Porque quase todo árabe é um palestino. E Jerusalém sempre foi a cidade que pertence àqueles que são excluídos dela, aos que não estão autorizados a chegar lá. Jerusalém é um daqueles lugares associados ao martírio, ao triunfo dos oprimidos. Os reis de Jerusalém devem ser aqueles com coroas de espinhos e não aqueles com coroas de ouro e cabeças nucleares. O problema na Palestina não está na presença de pessoas de diferentes credos, a Palestina é uma terra com um significado simbólico para muitas culturas e religiões. O problema acontece, como sempre, quando um grupo de pessoas pensa que tem mais direitos. Qualquer homem ou mulher da fé judaica pode se tornar um cidadão de Israel, palestinos que foram expulsos de suas casas pelas forças israelenses em 1948 não estão autorizados a voltar. Se os palestinos se tornassem judeus amanhã, eles seriam autorizados a voltar. A razão pela qual eles estão em campos de refugiados é que eles parecem ter a religião errada! A exclusão dos palestinos por parte de Israel não é apenas uma ofensa contra eles, mas contra os árabes, os muçulmanos, os cristãos e todos que acreditam na igualdade humana.

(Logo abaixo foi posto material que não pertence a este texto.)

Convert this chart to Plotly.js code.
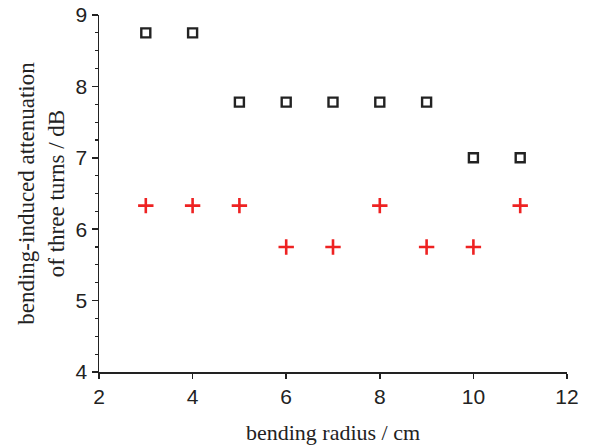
<!DOCTYPE html>
<html>
<head>
<meta charset="utf-8">
<script src="https://cdn.plot.ly/plotly-3.0.1.min.js"></script>
<style>html,body{margin:0;padding:0;background:#fff;}#chart{width:599px;height:445px;}</style>
</head>
<body>
<div id="chart"></div>
<script>
const radius = [3, 4, 5, 6, 7, 8, 9, 10, 11];
const blackSeries = [8.75, 8.75, 7.78, 7.78, 7.78, 7.78, 7.78, 7.0, 7.0];
const redSeries = [6.33, 6.33, 6.33, 5.75, 5.75, 6.33, 5.75, 5.75, 6.33];
const xTicks = [2, 4, 6, 8, 10, 12];
const yTicks = [4, 5, 6, 7, 8, 9];

const traces = [
  {
    x: radius, y: blackSeries, type: 'scatter', mode: 'markers',
    marker: {symbol: 'square-open', size: 9, color: '#222', line: {width: 2.4, color: '#222'}},
    showlegend: false, cliponaxis: false
  },
  {
    x: radius, y: redSeries, type: 'scatter', mode: 'markers',
    marker: {symbol: 'cross-thin', size: 11, color: '#ee2222', line: {width: 2.6, color: '#ee2222'}},
    showlegend: false, cliponaxis: false
  }
];

const layout = {
  width: 599, height: 445,
  margin: {l: 99, r: 32, t: 15, b: 73},
  paper_bgcolor: '#fff', plot_bgcolor: '#fff',
  xaxis: {
    range: [2, 12], tickvals: xTicks, ticktext: xTicks.map(String),
    showgrid: false, zeroline: false, showline: true, linecolor: '#222', linewidth: 1.5,
    ticks: 'outside', ticklen: 5, tickwidth: 1.5, tickcolor: '#222',
    tickfont: {family: 'Liberation Sans, Arial, sans-serif', size: 21, color: '#222'},
    title: {text: 'bending radius / cm', standoff: 18,
      font: {family: 'Liberation Serif, Times New Roman, serif', size: 22, color: '#222'}}
  },
  yaxis: {
    range: [4, 9], tickvals: yTicks, ticktext: yTicks.map(String),
    showgrid: false, zeroline: false, showline: true, linecolor: '#222', linewidth: 1.5,
    ticks: 'outside', ticklen: 6, tickwidth: 1.5, tickcolor: '#222',
    minor: {dtick: 0.25, ticks: 'outside', ticklen: 3, tickwidth: 1.2, tickcolor: '#222', showgrid: false},
    tickfont: {family: 'Liberation Sans, Arial, sans-serif', size: 21, color: '#222'},
    title: {text: 'bending-induced attenuation<br>of three turns / dB', standoff: 4,
      font: {family: 'Liberation Serif, Times New Roman, serif', size: 23, color: '#222'}}
  }
};

Plotly.newPlot('chart', traces, layout, {displayModeBar: false, staticPlot: true});
</script>
</body>
</html>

Mais de dois anos depois, a energia da Primavera Árabe se dissipou?

As revoluções árabes ainda podem evoluir se evitarmos uma guerra civil total entre sunitas e xiitas na Síria, Líbano e Iraque. Uma guerra financiada, armada e apoiada pelos EUA, Otan e Arábia Saudita. Com isso, seremos capazes de livrar todo o Oriente Médio da hegemonia americana. Se não fosse pela catástrofe da Síria, as revoluções árabes poderiam ter realizado seu potencial de reorganizar o equilíbrio global de poder e acelerar a transição de um sistema mundial unipolar para outro multipolar.

Ainda há esperança?

Acho que há. Afinal, no Iraque e na Síria, os americanos mudaram seu apoio entre sunitas e xiitas tantas vezes que hoje há pouca confiança neles. As pessoas estão se tornando cada vez mais conscientes de que esta é a clássica tática de dividir para reinar, nada de novo. Além disso, se as coisas ficarem bem no Egito, o resto da região o seguirá. As coisas não estão indo bem agora, mas vão dar certo, pois todas as condições estruturais estão lá. Você tem uma população cada vez mais engajada, ativa e consciente, e um aparato de segurança enfraquecido, que não pode oprimir em larga escala. E os EUA, que não estão em posição de impor violentamente a sua hegemonia. O Egito vai se libertar da influência americana, e junto com o Irã e a Turquia será capaz de reorganizar o Oriente Médio.

O que você espera encontrar em sua primeira visita ao Brasil?

Estou muito animado para conhecer o Brasil. Para as pessoas da minha região, o Brasil é um desses exemplos com os quais gostaríamos de aprender. Temos muito em comum com a América Latina em geral, uma região que tem conseguido alcançar o que deseja: romper com a hegemonia dos EUA, independência, desenvolvimento econômico e justiça social. Na verdade, esperamos que um dia os árabes, os iranianos e os turcos possam tornar-se parte dos BRICS, para lutarmos juntos por um mundo com um melhor senso de igualdade e justiça.